« Touche pas au grisbi,s... ! »

par ANDRE CICCODICOLA
Publié le 31 mai 2019 à 09:00

On a beau dire, on a beau faire, les membres du gouvernement Macron et le Président lui-même sont d’indécrottables fervents de l’exploitation de l’humain par l’humain. Nous en tenons une nouvelle preuve avec l’affaire du burn-out, encore appelé « syndrome de l’épuisement ».

L’Organisation mondiale de la santé (OMS), institution spécialisée des Nations unies dont le noble but est d’amener tous les peuples au niveau de santé le plus élevé possible, vient de décréter le burn- out maladie professionnelle. Réunis à Genève, ses experts l’ont décrit comme « un syndrome résultant d’un stress chronique au travail qui n’a pas été géré avec succès » , « un sentiment d’épuisement », « des sentiments négativistes liés au travail » provoquant « une efficacité professionnelle réduite ». Pour préciser ses propos et couper court à toute contestation visant à nier le lien existant entre cette maladie et le monde du travail, l’OMS précise qu’elle « fait spécifiquement référence à des phénomènes relatifs au contexte professionnel » . En conséquence, elle a inscrit cette maladie, sous le nom de code QD85, dans la section consacrée aux « problèmes associés à l’emploi ou au chômage ».

C’est clair, net et précis, sauf pour... Muriel Pénicaud, ministre française du Travail. Le 7 mai dernier, elle a affirmé qu’il ne s’agissait pas d’une « maladie professionnelle ». Question : d’où tient- elle sa science, pour énoncer une telle affirmation ? Nous avons eu beau feuilleter son CV en long et en large, nous n’avons pas trouvé le moindre signe d’une compétence dans le domaine médical.

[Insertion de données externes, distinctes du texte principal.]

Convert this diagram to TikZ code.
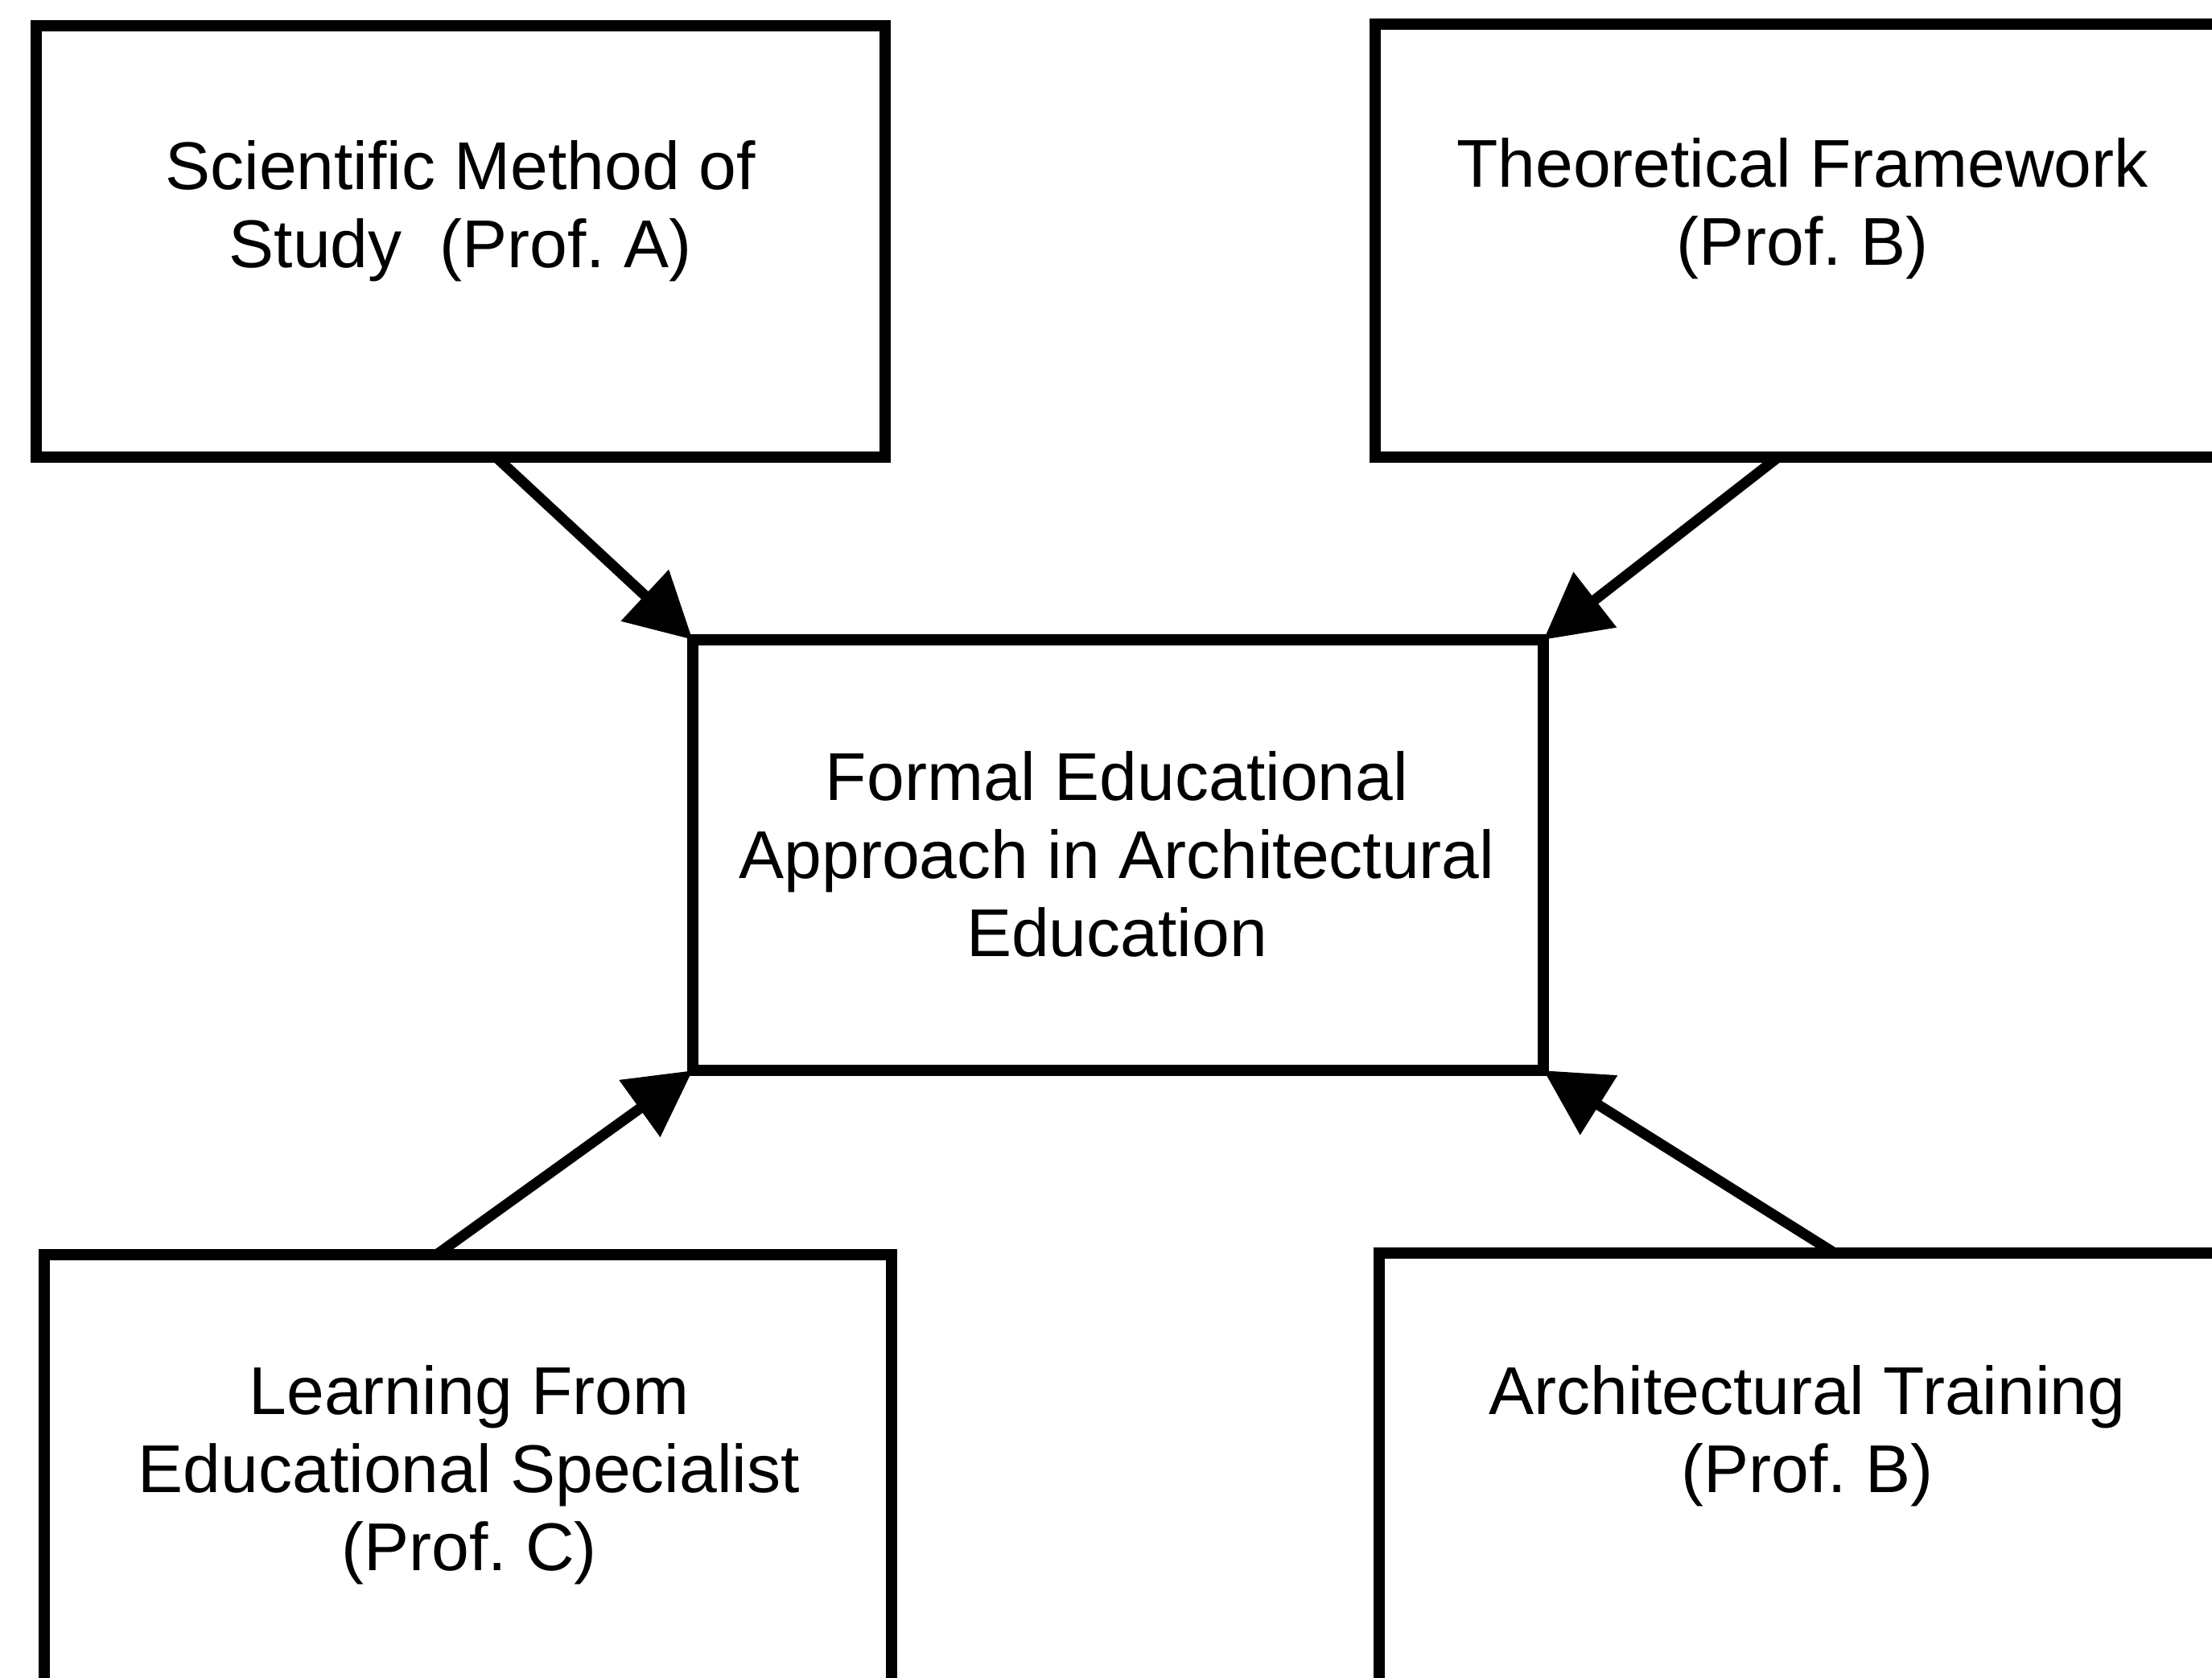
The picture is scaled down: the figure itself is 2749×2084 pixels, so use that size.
\documentclass[tikz,border=0pt]{standalone}
\usepackage{fontspec}
\setmainfont{Liberation Sans}
\usetikzlibrary{arrows.meta,calc}
\begin{document}
\begin{tikzpicture}[x=0.01cm, y=-0.01cm,
  box/.style={draw, line width=0.14cm, inner sep=0pt, outer sep=0pt},
  label/.style={anchor=base, align=center, inner sep=0pt,
    font=\fontsize{23.9pt}{27.5pt}\selectfont\frenchspacing},
  arr/.style={line width=0.13cm, -{Triangle[length=0.81cm, width=0.84cm]}}]
  % page frame
  \useasboundingbox (0,0) rectangle (2749,2084);
  \fill[white] (0,0) rectangle (2749,2084);
  \clip (0,0) rectangle (2749,2084);

  % boxes
  \node[box, minimum width=10.55cm, minimum height=5.36cm] (tl) at (572.5,300) {};
  \node[box, minimum width=10.62cm, minimum height=5.38cm] (tr) at (2240,299) {};
  \node[box, minimum width=10.57cm, minimum height=5.35cm] (c)  at (1389.5,1062.5) {};
  \node[box, minimum width=10.53cm, minimum height=5.36cm] (bl) at (581.5,1827) {};
  \node[box, minimum width=10.64cm, minimum height=5.36cm] (br) at (2246,1825) {};

  % texts (placed by the baseline of their last line)
  \node[label] (tltext) at (572,332) {Scientific Method of\\Study\ \ (Prof. A)};
  \node[label] (trtext) at (2240,329) {Theoretical Framework\\(Prof. B)};
  \node[label] (ctext) at (1388,1188) {Formal Educational\\Approach in Architectural\\Education};
  \node[label] (bltext) at (583,1951) {Learning From\\Educational Specialist\\(Prof. C)};
  \node[label] (brtext) at (2246,1854) {Architectural Training\\(Prof. B)};

  % connectors
  \draw[arr] ($(tl.south west)+(572,0)$) -- (c.north west);
  \draw[arr] ($(tr.south west)+(501,0)$) -- (c.north east);
  \draw[arr] ($(bl.north west)+(488,0)$) -- (c.south west);
  \draw[arr] ($(br.north west)+(566,0)$) -- (c.south east);
\end{tikzpicture}
\end{document}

Par contre, nous savons que cette ancienne DRH de Danone avait quelques belles accointances avec le Medef, syndicat patronal. Or, que dit celui-ci sur ce douloureux sujet ? « Le burn-out ne peut pas être décrété maladie professionnelle car c’est un phénomène très complexe, encore flou, où se mélangent des facteurs internes et externes à l’entreprise. » Nous connaissons désormais les sources « médicales » de Madame Pénicaud.

Le patronat ajoute : «  Si on ouvre la porte des maladies professionnelles aux risques psychiques, on met le doigt dans un engrenage dont personne ne mesure l’étendue. » Et de pointer des « coûts » supplémentaires pour l’entreprise «  si les médecins commencent à mettre toutes les dépressions sur le dos des patrons ».

« Touche pas au grisbi, salope ! » , avait fait dire Michel Audiard à Francis Blanche dans Les Tontons flingueurs . C’est en substance ce que jettent à la face de l’Organisation mondiale de la santé ceux qui s’opposent à la reconnaissance du burn-out comme maladie professionnelle. Cette reconnaissance menace une chose qui vaut à leurs yeux plus que les femmes et les hommes : le taux de profit de l’entreprise. Tout ce qui peut l’affecter doit être balayé, écarté. Et peu importent les drames qui accompagnent cette maladie. Les dirigeants d’Orange (ex-France Télécom) sont actuellement face à la justice française pour avoir mis en place un système de management et de travail épuisant les salariés au point que des dizaines d’entre eux se sont donné la mort.

À « l’humain d’abord » , les ex- patrons de la multinationale des télécoms préféraient « le fric d’abord » . C’est aussi le choix de la ministre du Travail et des députés macronistes.